开始写文章来记录以下我的声纹学习经历和记录。作为一个新菜鸟,刚入门真是痛苦不堪,而且国内的网站上大多数的声纹方面的帖子和学习资料比较少,不是从英文网站上直接翻译Copy下来的就是论文的直接翻译。我就简单记录一下仿照各种资料中所遇见的问题,大家学习过程中可以找一下共鸣。
本次i-vector主要使用以下方法,介绍这些方法主要是以防我之后忘记,能快速回忆起基本方法等。主要参考的学习网站:https://www.w3cschool.cn/pytorch/pytorch-9dfn3bnh.html,该网站主要是翻译了Pytorch官网教学的网站,虽然有部分翻译上的问题,如果英语很好可以直接跳去官方网站进行学习。

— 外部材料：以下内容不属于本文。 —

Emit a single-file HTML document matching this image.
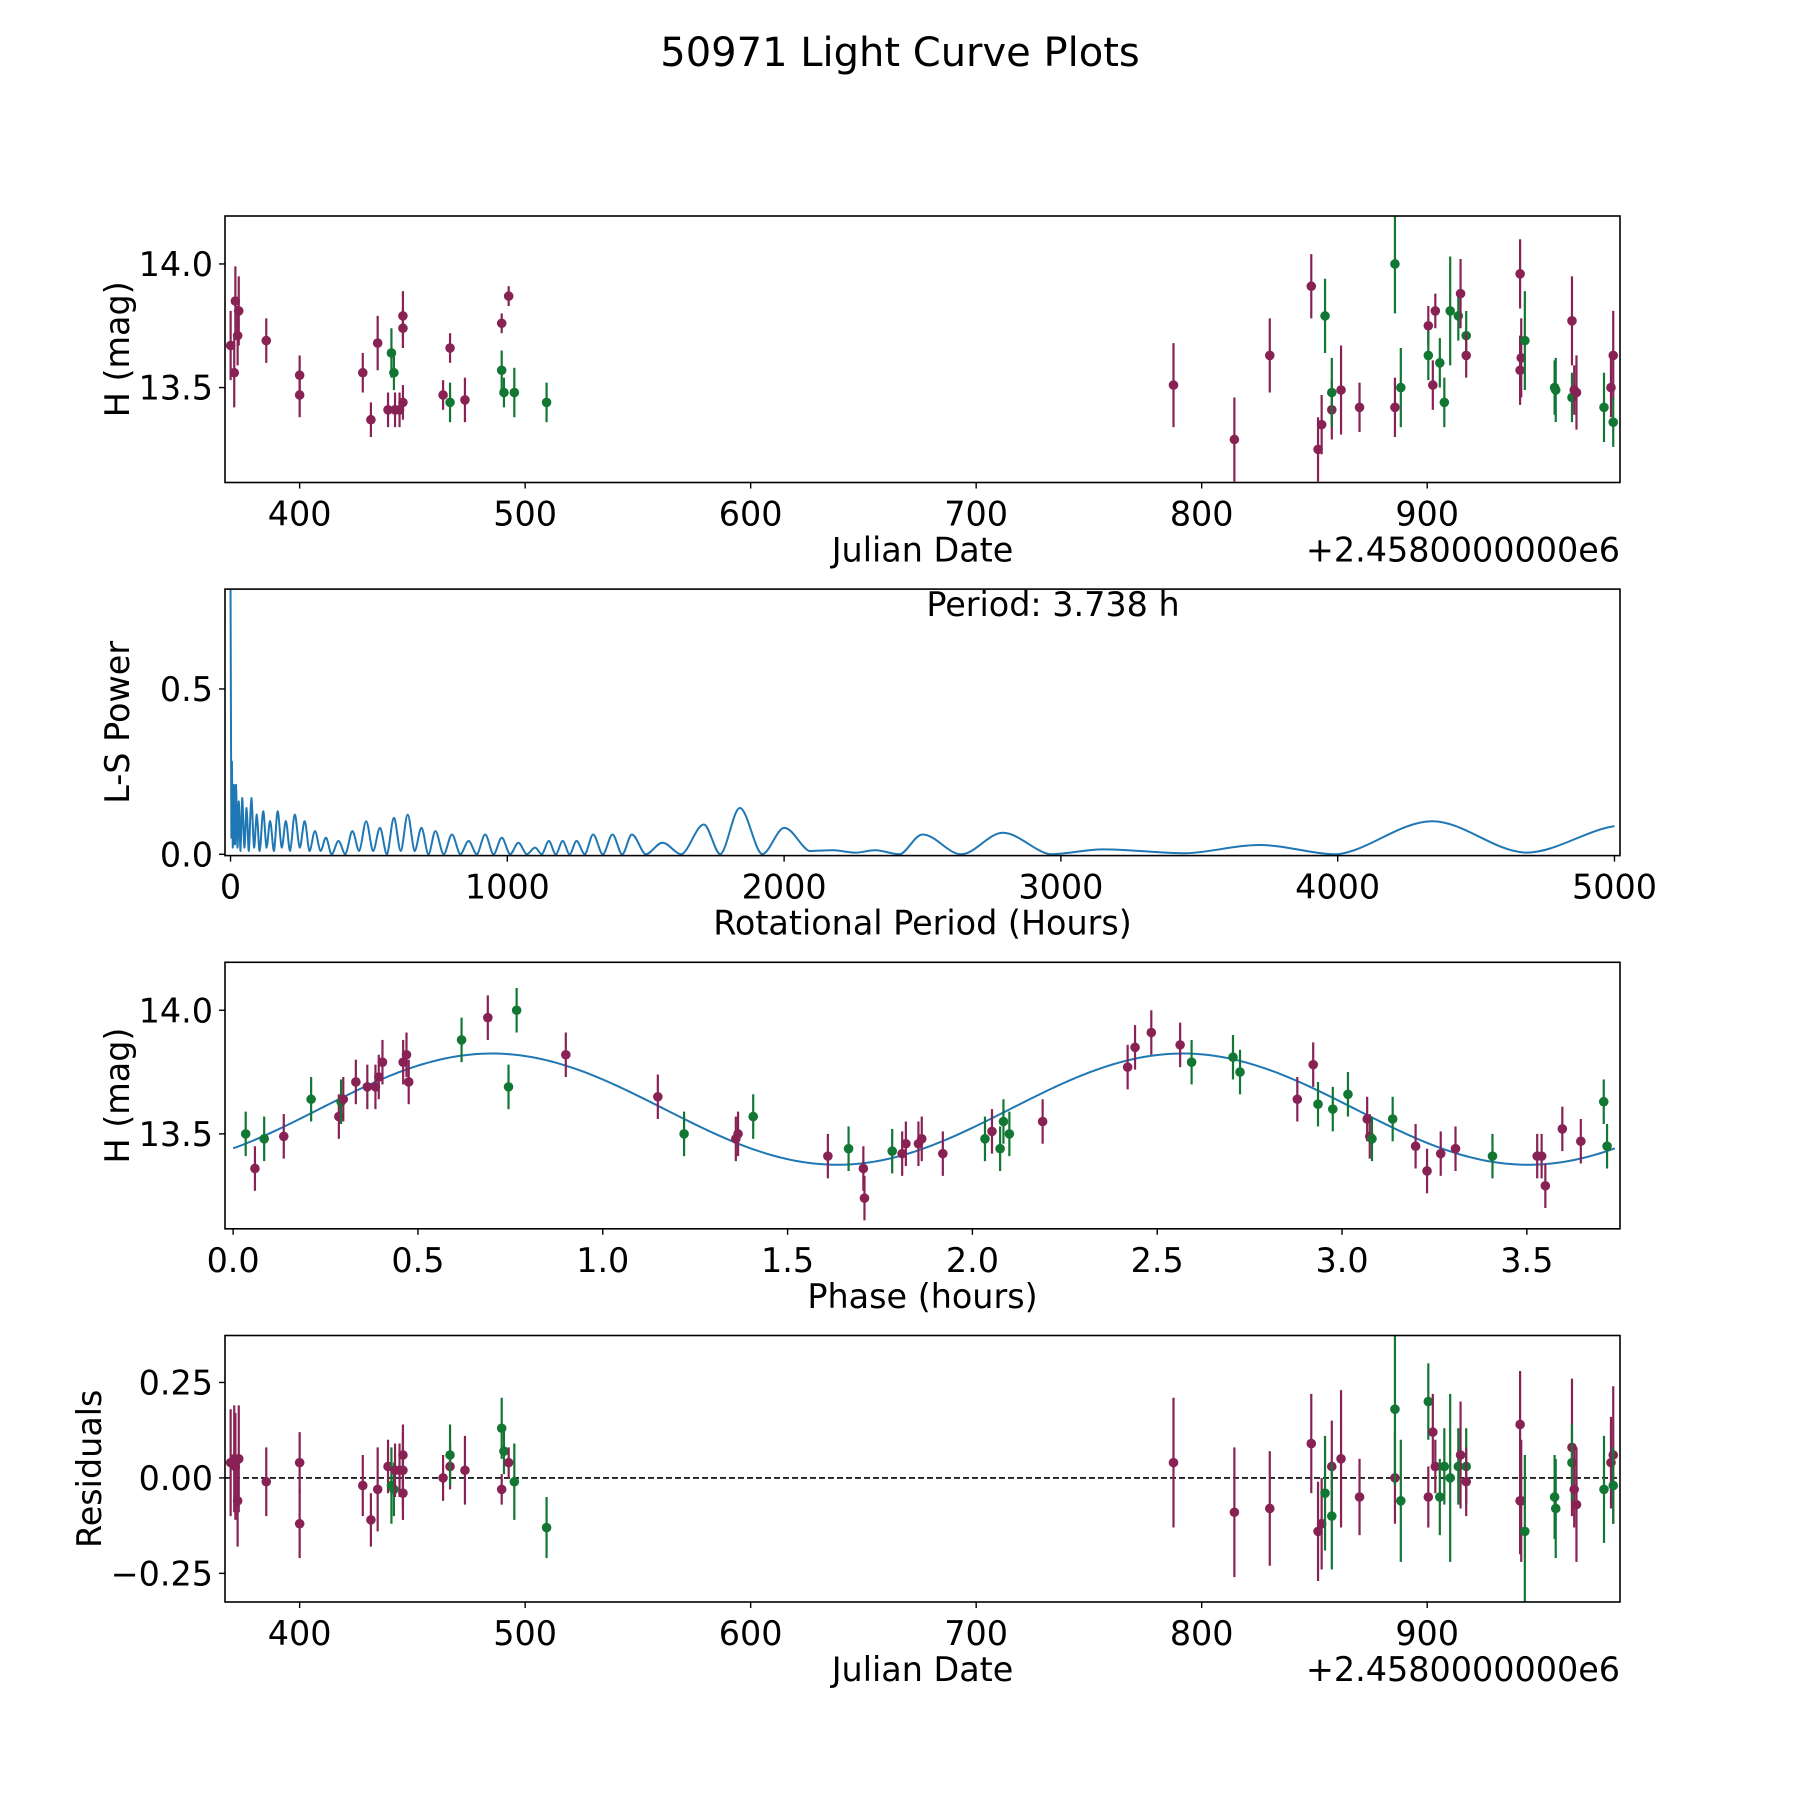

不能直接用,网络基本的定义方式,必须有__init__()和forward()方法
import torch
import torch.nn
import torch.nn.functional as F
class Net(nn.Module):
def __init__(self):
super(Net, self).__init__()
#各种各样的网络,可以是自己设置的,也可以是torch.nn中已建立的网络例如
self.fc = nn.Linear(input_size, output_size)
def forward(self):
#设置Net(input)的过程,注意激活函数啥的不要忘了在这里写,最后返回结果
return output
自己建立dataset的好处是可以之后使用pytorch自建的DataLoader,该DataLoader可以直接调用使用batch_size,按batch_size提取出数据和标签,同时有一个shuffer乱序输出的方式。感觉使用这个简化了很多代码,挺好用的而且代码很好看,五星级建议★★★★★
简要来说该dataset需要重写的方法有__init__(),__len__(),__getitem__()。dataset还有一个transform,在图像里面一般transform为裁剪和缩放,在我的d-vector里使用transform进行音频长度的裁剪。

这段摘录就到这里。